Re: [RFC PATCH 1/2] pipe: introduce busy wait for pipe

From: Subhra Mazumdar
Date: Tue Sep 04 2018 - 20:51:16 EST




On 08/31/2018 09:09 AM, Steven Sistare wrote:
On 8/30/2018 4:24 PM, subhra mazumdar wrote:
Introduce pipe_ll_usec field for pipes that indicates the amount of micro
seconds a thread should spin if pipe is empty or full before sleeping. This
is similar to network sockets. Workloads like hackbench in pipe mode
benefits significantly from this by avoiding the sleep and wakeup overhead.
Other similar usecases can benefit. pipe_wait_flag is used to signal any
thread busy waiting. pipe_busy_loop_timeout checks if spin time is over.

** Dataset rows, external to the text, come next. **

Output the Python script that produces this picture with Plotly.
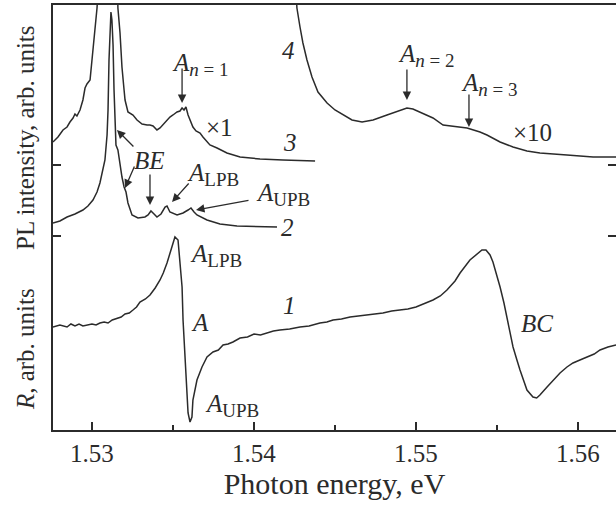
import plotly.graph_objects as go

# Photon energy (eV) and intensity (arb. units, all curves on one offset scale)
r_energy = [1.52759, 1.52802, 1.52846, 1.52870, 1.52895, 1.52920, 1.52944, 1.52975, 1.53000,
            1.53025, 1.53049, 1.53075, 1.53099, 1.53125, 1.53154, 1.53180, 1.53204, 1.53230,
            1.53253, 1.53275, 1.53296, 1.53330, 1.53358, 1.53390, 1.53420, 1.53440, 1.53463,
            1.53494, 1.53512, 1.53531, 1.53543, 1.53556, 1.53562, 1.53574, 1.53586, 1.53593,
            1.53605, 1.53617, 1.53623, 1.53648, 1.53679, 1.53710, 1.53747, 1.53780, 1.53809,
            1.53840, 1.53870, 1.53914, 1.53960, 1.54000, 1.54040, 1.54080, 1.54120, 1.54160,
            1.54220, 1.54284, 1.54340, 1.54407, 1.54450, 1.54488, 1.54540, 1.54593, 1.54650,
            1.54698, 1.54750, 1.54796, 1.54850, 1.54901, 1.54950, 1.55000, 1.55050, 1.55105,
            1.55150, 1.55191, 1.55241, 1.55272, 1.55333, 1.55377, 1.55407, 1.55432, 1.55457,
            1.55475, 1.55500, 1.55519, 1.55543, 1.55562, 1.55599, 1.55623, 1.55642, 1.55685,
            1.55722, 1.55745, 1.55765, 1.55809, 1.55846, 1.55889, 1.55932, 1.55969, 1.56012,
            1.56056, 1.56100, 1.56136, 1.56185, 1.56235]
r_signal = [103, 105, 103, 106, 104, 106, 104, 105, 106,
            105, 107, 108, 107, 110, 112, 113, 116, 117,
            120, 123, 128, 131, 135, 142, 150, 157, 167,
            183, 193, 190, 170, 143, 110, 77, 43, 17,
            8, 13, 30, 50, 63, 73, 78, 80, 85,
            86, 88, 92, 93, 96, 95, 97, 99, 100,
            101, 103, 104, 107, 108, 110, 111, 113, 114,
            115, 116, 117, 119, 120, 121, 123, 126, 130,
            134, 140, 149, 157, 170, 176, 180, 180, 175,
            168, 155, 143, 127, 113, 83, 70, 60, 40,
            33, 32, 35, 43, 50, 57, 63, 67, 70,
            73, 76, 80, 83, 85]

pl1_energy = [1.52759, 1.52802, 1.52846, 1.52895, 1.52944, 1.52975, 1.53006, 1.53031, 1.53049,
              1.53068, 1.53080, 1.53093, 1.53099, 1.53105, 1.53111, 1.53117, 1.53123, 1.53130,
              1.53136, 1.53142, 1.53148, 1.53160, 1.53173, 1.53185, 1.53198, 1.53210, 1.53222,
              1.53247, 1.53284, 1.53327, 1.53346, 1.53364, 1.53383, 1.53401, 1.53426, 1.53451,
              1.53463, 1.53481, 1.53525, 1.53562, 1.53593, 1.53611, 1.53630, 1.53648, 1.53710,
              1.53790, 1.53895, 1.54037, 1.54142]
pl1_signal = [207, 209, 213, 216, 220, 224, 230, 238, 247,
              262, 270, 295, 320, 370, 405, 418, 410, 385,
              340, 300, 285, 280, 265, 253, 243, 238, 227,
              215, 212, 213, 215, 219, 216, 213, 216, 223,
              224, 218, 215, 217, 220, 222, 218, 215, 210,
              206, 204, 203, 203]

pl2_energy = [1.52759, 1.52790, 1.52821, 1.52846, 1.52864, 1.52883, 1.52895, 1.52907, 1.52926,
              1.52944, 1.52957, 1.52969, 1.52988, 1.53000, 1.53012, 1.53025, 1.53031, 1.53049,
              1.53117, 1.53154, 1.53160, 1.53173, 1.53185, 1.53198, 1.53204, 1.53222, 1.53253,
              1.53278, 1.53309, 1.53340, 1.53358, 1.53377, 1.53401, 1.53420, 1.53438, 1.53463,
              1.53481, 1.53500, 1.53525, 1.53543, 1.53556, 1.53568, 1.53580, 1.53593, 1.53605,
              1.53623, 1.53642, 1.53667, 1.53685, 1.53710, 1.53728, 1.53772, 1.53833, 1.53914,
              1.54037, 1.54179, 1.54377]
pl2_signal = [288, 293, 300, 303, 308, 312, 316, 314, 320,
              330, 342, 346, 350, 370, 390, 410, 422, 470,
              580, 470, 422, 397, 363, 340, 330, 318, 315,
              310, 306, 305, 305, 304, 300, 302, 305, 310,
              313, 315, 318, 319, 322, 320, 323, 315, 310,
              303, 299, 297, 293, 288, 285, 282, 277, 273,
              271, 270, 269]

pl10_energy = [1.54259, 1.54265, 1.54284, 1.54302, 1.54327, 1.54358, 1.54395, 1.54451, 1.54500,
               1.54549, 1.54605, 1.54667, 1.54735, 1.54821, 1.54901, 1.54944, 1.54981, 1.55025,
               1.55105, 1.55167, 1.55210, 1.55315, 1.55395, 1.55438, 1.55519, 1.55599, 1.55685,
               1.55765, 1.55932, 1.56093, 1.56235]
pl10_signal = [440, 422, 403, 387, 370, 353, 338, 327, 320,
               315, 310, 308, 310, 315, 320, 322, 321, 318,
               312, 305, 304, 302, 298, 295, 288, 283, 279,
               277, 275, 273, 273]

curves = [(r_energy, r_signal), (pl1_energy, pl1_signal),
          (pl2_energy, pl2_signal), (pl10_energy, pl10_signal)]

INK = "#2b2b2b"
FONT = "Liberation Serif, Times New Roman, serif"


def sub(s):
    return f"<sub><span style='font-size:19px'>{s}</span></sub>"


fig = go.Figure()
for xs, ys in curves:
    fig.add_scatter(x=xs, y=ys, mode="lines", line={"color": INK, "width": 1.5},
                    showlegend=False, hoverinfo="skip")

# text labels: (x, y, text)
labels = [
    (1.54210, 380, "<i>4</i>"),
    (1.54222, 288, "<i>3</i>"),
    (1.54204, 203, "<i>2</i>"),
    (1.54222, 125, "<i>1</i>"),
    (1.53790, 303, "×1"),
    (1.55722, 298, "×10"),
    (1.53667, 366, "<i>A</i>" + sub("<i>n</i> = 1")),
    (1.55062, 375, "<i>A</i>" + sub("<i>n</i> = 2")),
    (1.55451, 346, "<i>A</i>" + sub("<i>n</i> = 3")),
    (1.53358, 270, "<i>BE</i>"),
    (1.53747, 256, "<i>A</i>" + sub("LPB")),
    (1.54179, 236, "<i>A</i>" + sub("UPB")),
    (1.53765, 175, "<i>A</i>" + sub("LPB")),
    (1.53667, 108, "<i>A</i>"),
    (1.53864, 25, "<i>A</i>" + sub("UPB")),
    (1.55747, 107, "<i>BC</i>"),
]
for x, y, t in labels:
    fig.add_annotation(x=x, y=y, text=t, showarrow=False,
                       xanchor="center", yanchor="middle",
                       font={"family": FONT, "size": 25, "color": INK})

# arrows: head (x, y) and tail offset in pixels
arrows = [
    (1.53556, 327, 0, -36),
    (1.54944, 330, 0, -32),
    (1.55327, 303, 0, -34),
    (1.53154, 300, 18, 18),
    (1.53204, 242, 10, -23),
    (1.53358, 225, 0, -32),
    (1.53494, 228, 18, -20),
    (1.53642, 220, 54, -10),
]
for x, y, ax, ay in arrows:
    fig.add_annotation(x=x, y=y, ax=ax, ay=ay, text="", showarrow=True,
                       arrowhead=2, arrowsize=1.3, arrowwidth=1.3,
                       arrowcolor=INK, standoff=0)

for y, t in [(0.689, "PL intensity, arb. units"), (0.19, "<i>R</i>, arb. units")]:
    fig.add_annotation(xref="paper", yref="paper", x=-0.05, y=y, text=t,
                       textangle=-90, showarrow=False,
                       xanchor="center", yanchor="middle",
                       font={"family": FONT, "size": 25, "color": INK})

fig.update_layout(
    width=616, height=505,
    margin={"l": 53, "r": 0, "t": 5, "b": 75, "autoexpand": False},
    paper_bgcolor="white", plot_bgcolor="white",
    font={"family": FONT, "size": 25, "color": INK},
    xaxis={
        "range": [1.527593, 1.562346],
        "tickvals": [1.53, 1.54, 1.55, 1.56],
        "ticktext": ["1.53", "1.54", "1.55", "1.56"],
        "ticks": "inside", "ticklen": 8, "tickwidth": 1.5, "tickcolor": INK,
        "minor": {"dtick": 0.005, "tick0": 1.525, "ticks": "inside", "ticklen": 5,
                  "tickwidth": 1.5, "tickcolor": INK},
        "showline": True, "linecolor": INK, "linewidth": 2, "mirror": True,
        "showgrid": False, "zeroline": False,
        "title": {"text": "Photon energy, eV", "standoff": 4},
    },
    yaxis={
        "range": [0, 425],
        "tickvals": [194, 265],
        "showticklabels": False,
        "ticks": "inside", "ticklen": 8, "tickwidth": 1.5, "tickcolor": INK,
        "showline": True, "linecolor": INK, "linewidth": 2, "mirror": "ticks",
        "showgrid": False, "zeroline": False,
    },
)

fig.write_html(
    "out.html",
    config={"displayModeBar": False},
    post_script="document.body.style.margin='0';document.body.style.overflow='hidden';",
)
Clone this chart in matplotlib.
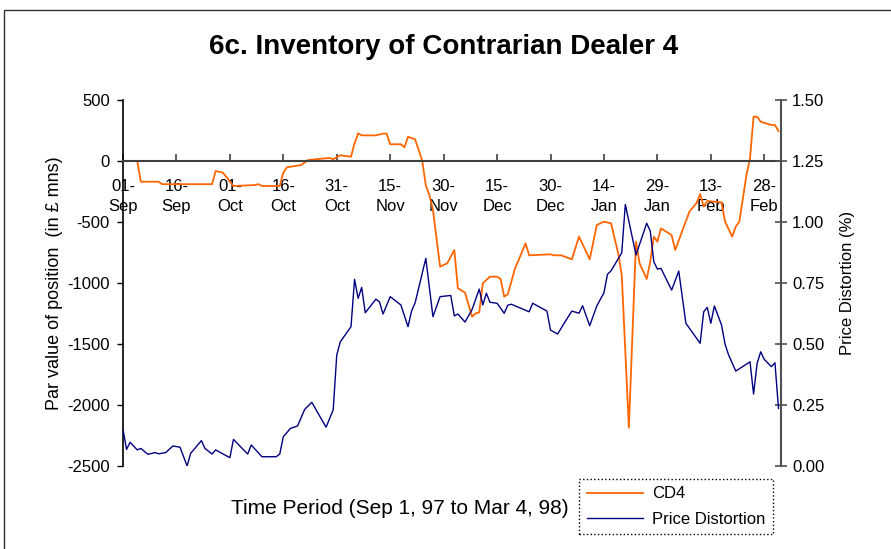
import matplotlib.pyplot as plt
import matplotlib.patches as patches
import numpy as np

plt.rcParams['font.family'] = ['Liberation Sans', 'DejaVu Sans']

# day offsets from 01-Sep-97
cd4_day = [0, 4, 5, 10, 11, 25, 26, 28, 29, 31, 37, 38, 39, 44, 45, 46, 50, 52, 54, 58,
           59, 61, 64, 65, 66, 67, 71, 73, 74, 75, 78, 79, 80, 82, 84, 85, 86, 87, 89, 91,
           93, 94, 96, 98, 99, 100, 101, 103, 105, 106, 107, 108, 110, 113, 114, 120, 121, 123, 126, 128,
           131, 133, 135, 137, 139, 140, 142, 144, 145, 147, 148, 149, 150, 151, 154, 155, 159, 161, 162, 163,
           164, 168, 169, 171, 172, 173, 175, 176, 177, 178, 179, 182, 183, 184]
cd4_val = [0, 0, -170, -170, -190, -190, -82, -95, -130, -205, -197, -190, -205, -205, -95, -52, -33, 8, 14, 25,
           14, 47, 35, 145, 227, 210, 210, 224, 224, 137, 137, 112, 199, 178, 0, -200, -280, -400, -866, -839,
           -730, -1043, -1079, -1276, -1249, -1241, -1003, -948, -948, -967, -1112, -1093, -885, -675, -773, -765, -773, -773, -806, -620,
           -806, -525, -497, -511, -757, -934, -2186, -661, -839, -967, -825, -620, -661, -552, -607, -730, -415, -345, -270, -374,
           -328, -339, -497, -620, -538, -497, -115, 22, 363, 363, 322, 295, 295, 246]

pd_day = [0, 1, 2, 4, 5, 7, 9, 10, 12, 14, 16, 18, 19, 22, 23, 25, 26, 30, 31, 35,
          36, 39, 43, 44, 45, 47, 49, 51, 53, 57, 59, 60, 61, 64, 65, 66, 67, 68, 71, 72,
          73, 75, 78, 80, 81, 82, 85, 87, 89, 92, 93, 94, 96, 98, 100, 101, 102, 103, 105, 107,
          108, 109, 114, 115, 119, 120, 122, 124, 126, 128, 129, 131, 133, 135, 136, 137, 140, 141, 144, 147,
          148, 149, 150, 151, 154, 156, 158, 162, 163, 164, 165, 166, 168, 169, 170, 172, 176, 177, 178, 179,
          180, 182, 183, 184]
pd_val = [0.150, 0.068, 0.097, 0.066, 0.072, 0.048, 0.055, 0.050, 0.055, 0.082, 0.077, 0.000, 0.052, 0.104, 0.072, 0.049, 0.066, 0.034, 0.109, 0.049,
          0.086, 0.038, 0.038, 0.049, 0.120, 0.154, 0.164, 0.232, 0.261, 0.159, 0.230, 0.455, 0.509, 0.571, 0.765, 0.687, 0.732, 0.628, 0.684, 0.672,
          0.623, 0.694, 0.660, 0.571, 0.635, 0.669, 0.851, 0.612, 0.694, 0.699, 0.615, 0.623, 0.590, 0.642, 0.725, 0.660, 0.708, 0.671, 0.667, 0.626,
          0.659, 0.663, 0.632, 0.667, 0.635, 0.557, 0.541, 0.589, 0.635, 0.626, 0.657, 0.575, 0.656, 0.710, 0.786, 0.800, 0.874, 1.072, 0.865, 0.995,
          0.963, 0.837, 0.807, 0.810, 0.721, 0.799, 0.585, 0.503, 0.632, 0.650, 0.585, 0.656, 0.578, 0.499, 0.455, 0.389, 0.427, 0.295, 0.421, 0.468,
          0.437, 0.407, 0.423, 0.236]

tick_days = [0, 15, 30, 45, 60, 75, 90, 105, 120, 135, 150, 165, 180]
tick_labels = ['01-\nSep', '16-\nSep', '01-\nOct', '16-\nOct', '31-\nOct', '15-\nNov', '30-\nNov',
               '15-\nDec', '30-\nDec', '14-\nJan', '29-\nJan', '13-\nFeb', '28-\nFeb']
left_ticks = [500, 0, -500, -1000, -1500, -2000, -2500]
right_ticks = [0.0, 0.25, 0.5, 0.75, 1.0, 1.25, 1.5]

W, H = 891, 549
fig = plt.figure(figsize=(W / 100, H / 100), dpi=100)
ax = fig.add_axes([123 / W, 1 - 466 / H, 658 / W, 366 / H])

l1, = ax.plot(cd4_day, cd4_val, color='#FF6600', lw=1.3, label='CD4')
ax.set_xlim(0, 184.7)
ax.set_ylim(-2500, 500)
ax.spines['top'].set_visible(False)
ax.spines['right'].set_visible(False)
ax.spines['bottom'].set_position(('data', 0))
ax.spines['bottom'].set_color('#404040')
ax.spines['bottom'].set_linewidth(1.5)
ax.spines['left'].set_linewidth(1.2)
ax.set_xticks(tick_days)
ax.set_xticklabels(tick_labels, fontsize=12, linespacing=1.4)
ax.tick_params(axis='x', direction='in', length=5, width=1.2, color='#404040', pad=13)
ax.set_yticks(left_ticks)
ax.set_yticklabels([str(v) for v in left_ticks], fontsize=12)
ax.tick_params(axis='y', direction='out', length=4.5, width=1, pad=5)
ax.set_ylabel('Par value of position  (in \u00a3 mns)', fontsize=13)
ax.yaxis.set_label_coords(-0.091, 0.5)

ax2 = ax.twinx()
l2, = ax2.plot(pd_day, pd_val, color='#000080', lw=1.0, label='Price Distortion')
ax2.set_ylim(0, 1.5)
for s in ['top', 'left', 'bottom']:
    ax2.spines[s].set_visible(False)
ax2.spines['right'].set_color('#505050')
ax2.spines['right'].set_linewidth(1.5)
ax2.set_yticks(right_ticks)
ax2.set_yticklabels(['%.2f' % v for v in right_ticks], fontsize=12)
ax2.tick_params(axis='y', direction='inout', length=8, width=1.2, color='#505050', pad=4)
ax2.set_ylabel('Price Distortion (%)', fontsize=12)
ax2.yaxis.set_label_coords(1.09, 0.5)

fig.text(0.498, 1 - 47 / H, '6c. Inventory of Contrarian Dealer 4', ha='center', va='center',
         fontsize=20, fontweight='bold')
fig.text(400 / W, 1 - 509 / H, 'Time Period (Sep 1, 97 to Mar 4, 98)', ha='center', va='center',
         fontsize=15)

leg = fig.legend([l1, l2], ['CD4', 'Price Distortion'], loc='center',
                 bbox_to_anchor=(676 / W, 1 - 506.5 / H), fontsize=12, handlelength=3.35,
                 handletextpad=0.55, fancybox=False, framealpha=1, borderpad=0.45,
                 labelspacing=0.6, borderaxespad=0)
leg.get_frame().set_edgecolor('black')
leg.get_frame().set_linestyle(':')
leg.get_frame().set_linewidth(1)

fig.patches.append(patches.Rectangle((4 / W, -0.1), 1.2, 1.1 - 10 / H, transform=fig.transFigure,
                                     fill=False, lw=1, ec='#303030'))

fig.savefig('out.png', dpi=100)
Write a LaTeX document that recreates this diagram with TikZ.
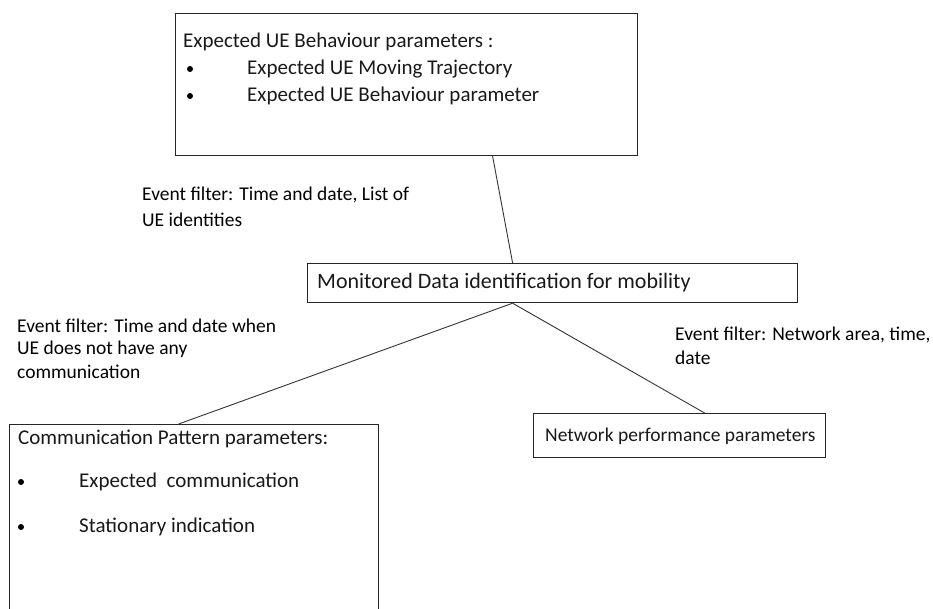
\documentclass[tikz,border=0pt]{standalone}
\usepackage{fontspec}
\setmainfont{Carlito}
\usetikzlibrary{positioning}

\begin{document}
\begin{tikzpicture}[x=1pt, y=-1pt,
  box/.style={draw=black!85, line width=1.2pt, rectangle, inner sep=0pt, anchor=north west},
  boxtext/.style={anchor=west, inner sep=0pt, text=black!90, font=\fontsize{21}{25}\selectfont},
  filt/.style={anchor=west, inner sep=0pt, font=\fontsize{19.5}{23}\selectfont},
  dot/.style={circle, fill=black, inner sep=0pt, minimum size=6pt},
  link/.style={draw=black!80, line width=0.9pt}]
  \clip (0,0) rectangle (933,609);
  % boxes
  \node[box, minimum width=462pt, minimum height=142pt] (behav) at (175,13) {};
  \node[box, minimum width=490pt, minimum height=39pt] (mon) at (307,263) {};
  \node[box, minimum width=369pt, minimum height=230pt] (comm) at (9,424) {};
  \node[box, minimum width=292pt, minimum height=44pt] (netw) at (533,413) {};
  % box texts
  \node[boxtext] (behavt) at (183,42) {Expected UE Behaviour parameters :};
  \node[dot] (behavd1) at (190,69) {};
  \node[boxtext] (behav1) at (247,69) {Expected UE Moving Trajectory};
  \node[dot] (behavd2) at (190,96) {};
  \node[boxtext] (behav2) at (247,96) {Expected UE Behaviour parameter};
  \node[boxtext, font=\fontsize{22}{26}\selectfont] (mont) at (317,283) {Monitored Data identification for mobility};
  \node[boxtext] (commt) at (18,439) {Communication Pattern parameters:};
  \node[dot] (commd1) at (21,482) {};
  \node[boxtext] (comm1) at (79,482) {Expected\ \ communication};
  \node[dot] (commd2) at (21,527) {};
  \node[boxtext] (comm2) at (79,527) {Stationary indication};
  \node[boxtext, font=\fontsize{19.5}{23}\selectfont] (netwt) at (545,436) {Network performance parameters};
  % filter labels
  \node[filt] (f1a) at (142,195) {Event filter: Time and date, List of};
  \node[filt] (f1b) at (142,220) {UE identities};
  \node[filt] (f2a) at (17,326) {Event filter: Time and date when};
  \node[filt] (f2b) at (17,349) {UE does not have any};
  \node[filt] (f2c) at (17,372) {communication};
  \node[filt] (f3a) at (675,335) {Event filter: Network area, time,};
  \node[filt] (f3b) at (675,358) {date};
  % links
  \path[link] ([xshift=86pt]behav.south) -- ([xshift=-40pt]mon.north);
  \path[link] ([xshift=-40pt]mon.south) -- ([xshift=-15.5pt]comm.north);
  \path[link] ([xshift=-40pt]mon.south) -- ([xshift=25pt]netw.north);
\end{tikzpicture}
\end{document}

Signed-off-by: subhra mazumdar <subhra.mazumdar@xxxxxxxxxx>
---
include/linux/pipe_fs_i.h | 19 +++++++++++++++++++
1 file changed, 19 insertions(+)

diff --git a/include/linux/pipe_fs_i.h b/include/linux/pipe_fs_i.h
index e7497c9..fdfd2a2 100644
--- a/include/linux/pipe_fs_i.h
+++ b/include/linux/pipe_fs_i.h
@@ -1,6 +1,8 @@
#ifndef _LINUX_PIPE_FS_I_H
#define _LINUX_PIPE_FS_I_H
+#include <linux/sched/clock.h>
+
#define PIPE_DEF_BUFFERS 16
#define PIPE_BUF_FLAG_LRU 0x01 /* page is on the LRU */
@@ -54,6 +56,8 @@ struct pipe_inode_info {
unsigned int waiting_writers;
unsigned int r_counter;
unsigned int w_counter;
+ unsigned int pipe_ll_usec;
+ unsigned long pipe_wait_flag;
struct page *tmp_page;
struct fasync_struct *fasync_readers;
struct fasync_struct *fasync_writers;
@@ -157,6 +161,21 @@ static inline int pipe_buf_steal(struct pipe_inode_info *pipe,
return buf->ops->steal(pipe, buf);
}
+static inline unsigned long pipe_busy_loop_current_time(void)
+{
+ return (unsigned long)(local_clock() >> 10);
Why ">> 10" ? local_lock() has nanosec units, and you compare to the tunable
pipe_llc_sec which has microsec units. Should be ">> 3". Better yet, redefine
the tunable to have nanosec units. I suspect you will need very large values
of the tunable to show similar results.
It's 2^10. I don't think using nanosec units is necessary. It is unlikely
data will be read or written in nano seconds. sk_busy_loop_timeout for
sockets uses micro seconds too.

Also, since this type of optimization consumes CPU extra cycles that could
be used by other tasks, show the overall CPU utilization before and after
the optimization, such as by using "time hackbench ...".
OK.

Thanks,
Subhra

- Steve

+}
+
+static inline bool pipe_busy_loop_timeout(struct pipe_inode_info *pipe,
+ unsigned long start_time)
+{
+ unsigned long bp_usec = READ_ONCE(pipe->pipe_ll_usec);
+ unsigned long end_time = start_time + bp_usec;
+ unsigned long now = pipe_busy_loop_current_time();
+
+ return time_after(now, end_time);
+}
+
/* Differs from PIPE_BUF in that PIPE_SIZE is the length of the actual
memory allocation, whereas PIPE_BUF makes atomicity guarantees. */
#define PIPE_SIZE PAGE_SIZE